= Task prompt =
Repeat every line of the data exactly, but not the pictures.

=== Material provided ===

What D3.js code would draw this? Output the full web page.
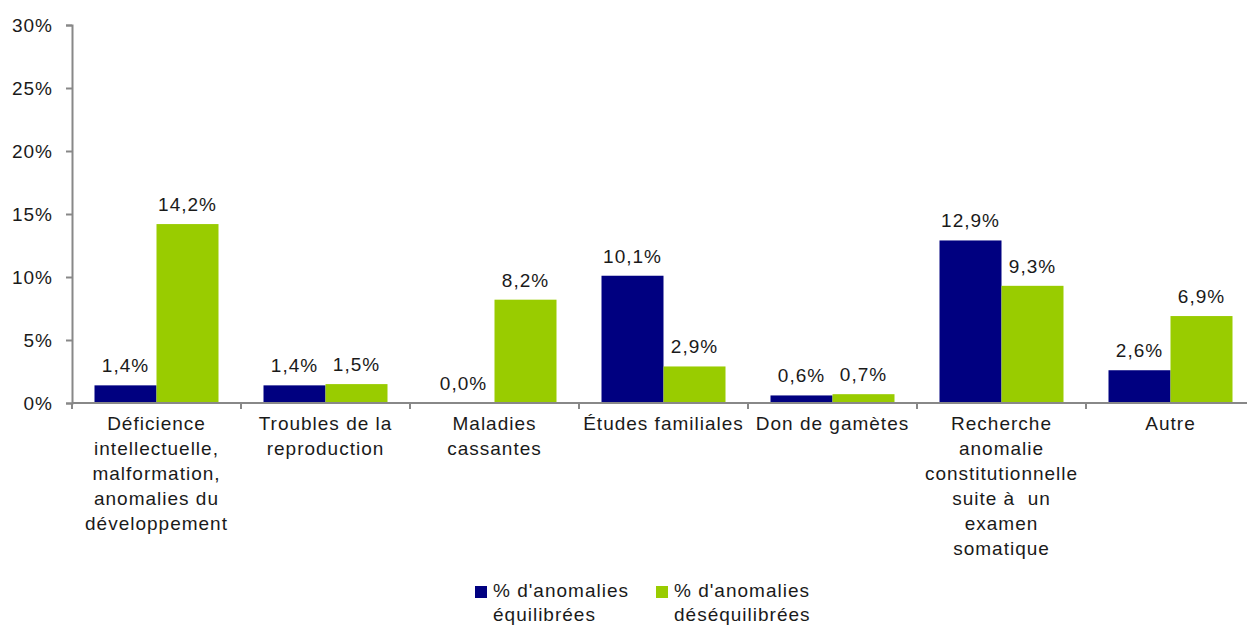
<!DOCTYPE html>
<html>
	<head>
		<meta charset="UTF-8">
		<title>Anomalies équilibrées / déséquilibrées</title>
		<script type="text/javascript" src="https://cdn.jsdelivr.net/npm/d3@7"></script>
		<style>
			body { margin: 0; background: #fff; }
			text { font-family: "Liberation Sans", Arial, sans-serif; fill: #1a1a1a; letter-spacing: 1px; }
		</style>
	</head>
	<body>
		<script type="text/javascript">
			// données
			var categories = [
				"Déficience|intellectuelle,|malformation,|anomalies du|développement",
				"Troubles de la|reproduction",
				"Maladies|cassantes",
				"Études familiales",
				"Don de gamètes",
				"Recherche|anomalie|constitutionnelle|suite à  un|examen|somatique",
				"Autre"
			];
			var equilibrees = [1.4, 1.4, 0.0, 10.1, 0.6, 12.9, 2.6];
			var desequilibrees = [14.2, 1.5, 8.2, 2.9, 0.7, 9.3, 6.9];
			var seriesNames = ["% d'anomalies|équilibrées", "% d'anomalies|déséquilibrées"];
			var seriesColors = ["#000080", "#99cc00"];
			var yTicks = [0, 5, 10, 15, 20, 25, 30];

			var W = 1247, H = 626;
			var svg = d3.select('body')
				.append('svg')
				.attr("width", W)
				.attr("height", H);

			var x0 = d3.scaleBand()
				.domain(d3.range(categories.length))
				.range([72, 1255]);
			var x1 = d3.scaleBand()
				.domain([0, 1])
				.range([22.5, x0.bandwidth() - 22.5]);
			var y = d3.scaleLinear()
				.domain([0, 30])
				.range([403, 25]);

			var fmt = function(v){ return v.toFixed(1).replace(".", ",") + "%"; };

			// axe Y
			var yAxis = svg.append("g")
				.attr("transform", "translate(72,0)")
				.call(d3.axisLeft(y).tickValues(yTicks).tickSize(6).tickPadding(13)
					.tickFormat(function(d){ return d + "%"; }));
			yAxis.select(".domain").attr("stroke", "#888").attr("stroke-width", 2);
			yAxis.selectAll(".tick line").attr("stroke", "#888").attr("stroke-width", 2);
			yAxis.selectAll(".tick text")
				.attr("font-size", 19)
				.style("font-family", '"Liberation Sans", Arial, sans-serif')
				.attr("fill", "#1a1a1a");

			// barres
			var data = categories.map(function(c, i){
				return { i: i, vals: [equilibrees[i], desequilibrees[i]] };
			});
			var groups = svg.selectAll("g.cat")
				.data(data)
				.enter()
				.append("g")
				.attr("class", "cat")
				.attr("transform", function(d){ return "translate(" + x0(d.i) + ",0)"; });

			groups.selectAll("rect")
				.data(function(d){ return d.vals; })
				.enter()
				.append("rect")
				.attr("x", function(d, j){ return x1(j); })
				.attr("y", function(d){ return y(d); })
				.attr("width", x1.bandwidth())
				.attr("height", function(d){ return y(0) - y(d); })
				.attr("fill", function(d, j){ return seriesColors[j]; });

			groups.selectAll("text.val")
				.data(function(d){ return d.vals; })
				.enter()
				.append("text")
				.attr("class", "val")
				.attr("x", function(d, j){ return x1(j) + x1.bandwidth() / 2; })
				.attr("y", function(d){ return y(d) - 13; })
				.attr("text-anchor", "middle")
				.attr("font-size", 19)
				.text(fmt);

			// axe X
			var xAxis = svg.append("g").attr("transform", "translate(0,403)");
			xAxis.append("line")
				.attr("x1", 72).attr("x2", 1255)
				.attr("stroke", "#888").attr("stroke-width", 2);
			xAxis.selectAll("line.tk")
				.data(d3.range(categories.length + 1))
				.enter()
				.append("line")
				.attr("class", "tk")
				.attr("x1", function(d){ return 72 + d * x0.bandwidth(); })
				.attr("x2", function(d){ return 72 + d * x0.bandwidth(); })
				.attr("y1", 0).attr("y2", 6)
				.attr("stroke", "#888").attr("stroke-width", 2);

			var labels = xAxis.selectAll("text.cat")
				.data(categories)
				.enter()
				.append("text")
				.attr("class", "cat")
				.attr("text-anchor", "middle")
				.attr("font-size", 19)
				.style("white-space", "pre")
				.attr("transform", function(d, i){ return "translate(" + (x0(i) + x0.bandwidth() / 2) + ",27)"; });
			labels.selectAll("tspan")
				.data(function(d){ return d.split("|"); })
				.enter()
				.append("tspan")
				.attr("x", 0)
				.attr("dy", function(d, k){ return k === 0 ? 0 : 25; })
				.text(function(d){ return d; });

			// légende
			var legX = [475, 656];
			var leg = svg.selectAll("g.leg")
				.data(seriesNames)
				.enter()
				.append("g")
				.attr("class", "leg")
				.attr("transform", function(d, i){ return "translate(" + legX[i] + ",586)"; });
			leg.append("rect")
				.attr("width", 12).attr("height", 12)
				.attr("fill", function(d, i){ return seriesColors[i]; });
			var lt = leg.append("text")
				.attr("x", 18)
				.attr("y", 11)
				.attr("font-size", 19);
			lt.selectAll("tspan")
				.data(function(d){ return d.split("|"); })
				.enter()
				.append("tspan")
				.attr("x", 18)
				.attr("dy", function(d, k){ return k === 0 ? 0 : 24; })
				.text(function(d){ return d; });
		</script>
	</body>
</html>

===

= Correct answer =
What D3.js code would draw this? Output the full web page.
<!DOCTYPE html>
<html>
	<head>
		<meta charset="UTF-8">
		<title>Anomalies équilibrées / déséquilibrées</title>
		<script type="text/javascript" src="https://cdn.jsdelivr.net/npm/d3@7"></script>
		<style>
			body { margin: 0; background: #fff; }
			text { font-family: "Liberation Sans", Arial, sans-serif; fill: #1a1a1a; letter-spacing: 1px; }
		</style>
	</head>
	<body>
		<script type="text/javascript">
			// données
			var categories = [
				"Déficience|intellectuelle,|malformation,|anomalies du|développement",
				"Troubles de la|reproduction",
				"Maladies|cassantes",
				"Études familiales",
				"Don de gamètes",
				"Recherche|anomalie|constitutionnelle|suite à  un|examen|somatique",
				"Autre"
			];
			var equilibrees = [1.4, 1.4, 0.0, 10.1, 0.6, 12.9, 2.6];
			var desequilibrees = [14.2, 1.5, 8.2, 2.9, 0.7, 9.3, 6.9];
			var seriesNames = ["% d'anomalies|équilibrées", "% d'anomalies|déséquilibrées"];
			var seriesColors = ["#000080", "#99cc00"];
			var yTicks = [0, 5, 10, 15, 20, 25, 30];

			var W = 1247, H = 626;
			var svg = d3.select('body')
				.append('svg')
				.attr("width", W)
				.attr("height", H);

			var x0 = d3.scaleBand()
				.domain(d3.range(categories.length))
				.range([72, 1255]);
			var x1 = d3.scaleBand()
				.domain([0, 1])
				.range([22.5, x0.bandwidth() - 22.5]);
			var y = d3.scaleLinear()
				.domain([0, 30])
				.range([403, 25]);

			var fmt = function(v){ return v.toFixed(1).replace(".", ",") + "%"; };

			// axe Y
			var yAxis = svg.append("g")
				.attr("transform", "translate(72,0)")
				.call(d3.axisLeft(y).tickValues(yTicks).tickSize(6).tickPadding(13)
					.tickFormat(function(d){ return d + "%"; }));
			yAxis.select(".domain").attr("stroke", "#888").attr("stroke-width", 2);
			yAxis.selectAll(".tick line").attr("stroke", "#888").attr("stroke-width", 2);
			yAxis.selectAll(".tick text")
				.attr("font-size", 19)
				.style("font-family", '"Liberation Sans", Arial, sans-serif')
				.attr("fill", "#1a1a1a");

			// barres
			var data = categories.map(function(c, i){
				return { i: i, vals: [equilibrees[i], desequilibrees[i]] };
			});
			var groups = svg.selectAll("g.cat")
				.data(data)
				.enter()
				.append("g")
				.attr("class", "cat")
				.attr("transform", function(d){ return "translate(" + x0(d.i) + ",0)"; });

			groups.selectAll("rect")
				.data(function(d){ return d.vals; })
				.enter()
				.append("rect")
				.attr("x", function(d, j){ return x1(j); })
				.attr("y", function(d){ return y(d); })
				.attr("width", x1.bandwidth())
				.attr("height", function(d){ return y(0) - y(d); })
				.attr("fill", function(d, j){ return seriesColors[j]; });

			groups.selectAll("text.val")
				.data(function(d){ return d.vals; })
				.enter()
				.append("text")
				.attr("class", "val")
				.attr("x", function(d, j){ return x1(j) + x1.bandwidth() / 2; })
				.attr("y", function(d){ return y(d) - 13; })
				.attr("text-anchor", "middle")
				.attr("font-size", 19)
				.text(fmt);

			// axe X
			var xAxis = svg.append("g").attr("transform", "translate(0,403)");
			xAxis.append("line")
				.attr("x1", 72).attr("x2", 1255)
				.attr("stroke", "#888").attr("stroke-width", 2);
			xAxis.selectAll("line.tk")
				.data(d3.range(categories.length + 1))
				.enter()
				.append("line")
				.attr("class", "tk")
				.attr("x1", function(d){ return 72 + d * x0.bandwidth(); })
				.attr("x2", function(d){ return 72 + d * x0.bandwidth(); })
				.attr("y1", 0).attr("y2", 6)
				.attr("stroke", "#888").attr("stroke-width", 2);

			var labels = xAxis.selectAll("text.cat")
				.data(categories)
				.enter()
				.append("text")
				.attr("class", "cat")
				.attr("text-anchor", "middle")
				.attr("font-size", 19)
				.style("white-space", "pre")
				.attr("transform", function(d, i){ return "translate(" + (x0(i) + x0.bandwidth() / 2) + ",27)"; });
			labels.selectAll("tspan")
				.data(function(d){ return d.split("|"); })
				.enter()
				.append("tspan")
				.attr("x", 0)
				.attr("dy", function(d, k){ return k === 0 ? 0 : 25; })
				.text(function(d){ return d; });

			// légende
			var legX = [475, 656];
			var leg = svg.selectAll("g.leg")
				.data(seriesNames)
				.enter()
				.append("g")
				.attr("class", "leg")
				.attr("transform", function(d, i){ return "translate(" + legX[i] + ",586)"; });
			leg.append("rect")
				.attr("width", 12).attr("height", 12)
				.attr("fill", function(d, i){ return seriesColors[i]; });
			var lt = leg.append("text")
				.attr("x", 18)
				.attr("y", 11)
				.attr("font-size", 19);
			lt.selectAll("tspan")
				.data(function(d){ return d.split("|"); })
				.enter()
				.append("tspan")
				.attr("x", 18)
				.attr("dy", function(d, k){ return k === 0 ? 0 : 24; })
				.text(function(d){ return d; });
		</script>
	</body>
</html>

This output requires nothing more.